[Given task] Begin with the first line below and retype each line exactly through the line containing "0.023, 0.0061, 0.0177, 0.0034, 0.0279, 0.0449, 0.0462, 0.0242];". Any pictures are to be left out.

* BEGIN *

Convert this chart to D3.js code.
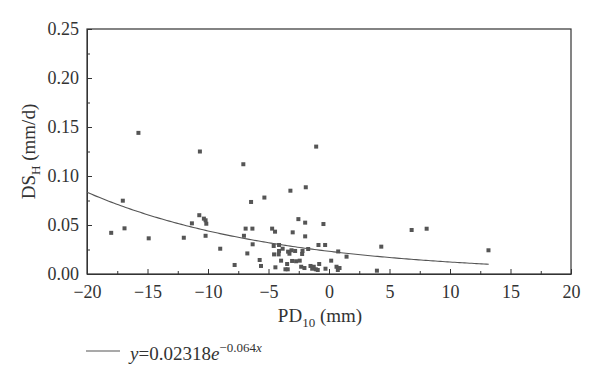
<!DOCTYPE html>
<html>
<head>
<meta charset="utf-8">
<script src="https://cdn.jsdelivr.net/npm/d3@7"></script>
<style>
  body { margin: 0; background: #fff; }
  svg text { font-family: "Liberation Serif", "DejaVu Serif", serif; fill: #333; }
</style>
</head>
<body>
<div id="chart"></div>
<script>
// PD10 (mm) and DS_H (mm/d)
const pdValues = [-18.0, -17.04, -16.9, -15.75, -14.9, -12.0, -11.33, -10.72, -10.67, -10.34,
  -10.2, -10.14, -10.2, -8.99, -7.8, -7.08, -7.03, -6.89, -6.75, -6.44,
  -6.33, -6.31, -5.73, -5.62, -5.34, -4.7, -4.57, -4.54, -4.46, -4.43,
  -4.16, -4.13, -4.13, -3.96, -3.83, -3.6, -3.46, -3.41, -3.38, -3.27,
  -3.19, -3.1, -3.05, -3.0, -2.8, -2.72, -2.53, -2.42, -2.3, -2.22,
  -2.19, -2.03, -1.97, -1.97, -1.92, -1.72, -1.53, -1.39, -1.26, -1.09,
  -1.06, -0.93, -0.87, -0.81, -0.46, -0.32, -0.29, 0.18, 0.62, 0.73,
  0.76, 0.87, 1.45, 3.96, 4.32, 6.83, 8.07, 13.18];
const dsValues = [0.042, 0.0748, 0.0466, 0.144, 0.0364, 0.037, 0.0517, 0.060, 0.125, 0.0565,
  0.0548, 0.0513, 0.039, 0.0258, 0.0092, 0.112, 0.039, 0.0463, 0.021, 0.0735,
  0.0463, 0.0303, 0.0143, 0.0082, 0.078, 0.0463, 0.0286, 0.020, 0.0432, 0.0068,
  0.020, 0.0296, 0.0235, 0.0136, 0.0258, 0.0048, 0.0102, 0.0048, 0.0228, 0.0207,
  0.085, 0.0242, 0.0133, 0.0425, 0.0235, 0.013, 0.056, 0.0136, 0.0074, 0.0204,
  0.0235, 0.0061, 0.0524, 0.0384, 0.0885, 0.0255, 0.0082, 0.0054, 0.0074, 0.0048,
  0.130, 0.0041, 0.0296, 0.0102, 0.051, 0.0296, 0.0054, 0.0136, 0.0074, 0.0041,
  0.023, 0.0061, 0.0177, 0.0034, 0.0279, 0.0449, 0.0462, 0.0242];

// fitted curve y = a * e^(b x), drawn over the data range
const fitA = 0.02318;
const fitB = -0.064;
const fitRange = [-20, 13.2];

const xTicks = [-20, -15, -10, -5, 0, 5, 10, 15, 20];
const xMinorTicks = [-17.5, -12.5, -7.5, -2.5, 2.5, 7.5, 12.5, 17.5];
const yTicks = [0, 0.05, 0.10, 0.15, 0.20, 0.25];
const yMinorTicks = [0.025, 0.075, 0.125, 0.175, 0.225];

const width = 600, height = 384;
const margin = {left: 87, right: 29, top: 29, bottom: 110};

const svg = d3.select("#chart").append("svg")
  .attr("width", width)
  .attr("height", height);

const x = d3.scaleLinear().domain([-20, 20]).range([margin.left, width - margin.right]);
const y = d3.scaleLinear().domain([0, 0.25]).range([height - margin.bottom, margin.top]);

const axisColor = "#333";

// frame
svg.append("rect")
  .attr("x", x(-20)).attr("y", y(0.25))
  .attr("width", x(20) - x(-20)).attr("height", y(0) - y(0.25))
  .attr("fill", "none").attr("stroke", axisColor).attr("stroke-width", 1.2);

// x axis
let gx = svg.append("g")
  .attr("transform", `translate(0,${y(0)})`)
  .call(d3.axisBottom(x).tickValues(xTicks).tickSizeInner(-5).tickSizeOuter(0).tickPadding(11)
    .tickFormat(d => d < 0 ? "\u2212" + Math.abs(d) : d));
gx.select(".domain").attr("stroke", axisColor);
gx.selectAll(".tick line").attr("stroke", axisColor);
gx.selectAll("text").style("font-size", "18px").attr("fill", axisColor);

svg.append("g")
  .attr("transform", `translate(0,${y(0)})`)
  .call(d3.axisBottom(x).tickValues(xMinorTicks).tickSizeInner(-3).tickSizeOuter(0).tickFormat(""))
  .call(g => g.select(".domain").remove())
  .selectAll("line").attr("stroke", axisColor);

// y axis
let gy = svg.append("g")
  .attr("transform", `translate(${x(-20)},0)`)
  .call(d3.axisLeft(y).tickValues(yTicks).tickSizeInner(-5).tickSizeOuter(0).tickPadding(8)
    .tickFormat(d3.format(".2f")));
gy.select(".domain").attr("stroke", axisColor);
gy.selectAll(".tick line").attr("stroke", axisColor);
gy.selectAll("text").style("font-size", "18px").attr("fill", axisColor);

svg.append("g")
  .attr("transform", `translate(${x(-20)},0)`)
  .call(d3.axisLeft(y).tickValues(yMinorTicks).tickSizeInner(-3).tickSizeOuter(0).tickFormat(""))
  .call(g => g.select(".domain").remove())
  .selectAll("line").attr("stroke", axisColor);

// axis titles
let xt = svg.append("text")
  .attr("x", 320)
  .attr("y", 322)
  .attr("text-anchor", "middle")
  .style("font-size", "19px");
xt.append("tspan").text("PD");
xt.append("tspan").attr("dy", 5).style("font-size", "13px").text("10");
xt.append("tspan").attr("dy", -5).text(" (mm)");

let yt = svg.append("text")
  .attr("transform", `translate(35,${(y(0) + y(0.25)) / 2}) rotate(-90)`)
  .attr("text-anchor", "middle")
  .style("font-size", "19px");
yt.append("tspan").text("DS");
yt.append("tspan").attr("dy", 5).style("font-size", "13px").text("H");
yt.append("tspan").attr("dy", -5).text(" (mm/d)");

// fitted curve
const curveX = d3.range(fitRange[0], fitRange[1], 0.2).concat([fitRange[1]]);
svg.append("path")
  .datum(curveX)
  .attr("fill", "none")
  .attr("stroke", "#555")
  .attr("stroke-width", 1.1)
  .attr("d", d3.line().x(d => x(d)).y(d => y(fitA * Math.exp(fitB * d))));

// points
const ms = 4;
svg.append("g").selectAll("rect")
  .data(pdValues.map((v, i) => [v, dsValues[i]]))
  .join("rect")
  .attr("x", d => x(d[0]) - ms / 2)
  .attr("y", d => y(d[1]) - ms / 2)
  .attr("width", ms).attr("height", ms)
  .attr("fill", "#555");

// legend
svg.append("line")
  .attr("x1", 86).attr("x2", 120)
  .attr("y1", 351).attr("y2", 351)
  .attr("stroke", "#555").attr("stroke-width", 1.1);

let lt = svg.append("text")
  .attr("x", 130).attr("y", 360)
  .style("font-size", "19px");
lt.append("tspan").style("font-style", "italic").text("y");
lt.append("tspan").text("=0.02318");
lt.append("tspan").style("font-style", "italic").text("e");
lt.append("tspan").attr("dy", -8).style("font-size", "13px").text("\u22120.064");
lt.append("tspan").style("font-size", "13px").style("font-style", "italic").text("x");
</script>
</body>
</html>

* END *

[Solution to this task]
Convert this chart to D3.js code.
<!DOCTYPE html>
<html>
<head>
<meta charset="utf-8">
<script src="https://cdn.jsdelivr.net/npm/d3@7"></script>
<style>
  body { margin: 0; background: #fff; }
  svg text { font-family: "Liberation Serif", "DejaVu Serif", serif; fill: #333; }
</style>
</head>
<body>
<div id="chart"></div>
<script>
// PD10 (mm) and DS_H (mm/d)
const pdValues = [-18.0, -17.04, -16.9, -15.75, -14.9, -12.0, -11.33, -10.72, -10.67, -10.34,
  -10.2, -10.14, -10.2, -8.99, -7.8, -7.08, -7.03, -6.89, -6.75, -6.44,
  -6.33, -6.31, -5.73, -5.62, -5.34, -4.7, -4.57, -4.54, -4.46, -4.43,
  -4.16, -4.13, -4.13, -3.96, -3.83, -3.6, -3.46, -3.41, -3.38, -3.27,
  -3.19, -3.1, -3.05, -3.0, -2.8, -2.72, -2.53, -2.42, -2.3, -2.22,
  -2.19, -2.03, -1.97, -1.97, -1.92, -1.72, -1.53, -1.39, -1.26, -1.09,
  -1.06, -0.93, -0.87, -0.81, -0.46, -0.32, -0.29, 0.18, 0.62, 0.73,
  0.76, 0.87, 1.45, 3.96, 4.32, 6.83, 8.07, 13.18];
const dsValues = [0.042, 0.0748, 0.0466, 0.144, 0.0364, 0.037, 0.0517, 0.060, 0.125, 0.0565,
  0.0548, 0.0513, 0.039, 0.0258, 0.0092, 0.112, 0.039, 0.0463, 0.021, 0.0735,
  0.0463, 0.0303, 0.0143, 0.0082, 0.078, 0.0463, 0.0286, 0.020, 0.0432, 0.0068,
  0.020, 0.0296, 0.0235, 0.0136, 0.0258, 0.0048, 0.0102, 0.0048, 0.0228, 0.0207,
  0.085, 0.0242, 0.0133, 0.0425, 0.0235, 0.013, 0.056, 0.0136, 0.0074, 0.0204,
  0.0235, 0.0061, 0.0524, 0.0384, 0.0885, 0.0255, 0.0082, 0.0054, 0.0074, 0.0048,
  0.130, 0.0041, 0.0296, 0.0102, 0.051, 0.0296, 0.0054, 0.0136, 0.0074, 0.0041,
  0.023, 0.0061, 0.0177, 0.0034, 0.0279, 0.0449, 0.0462, 0.0242];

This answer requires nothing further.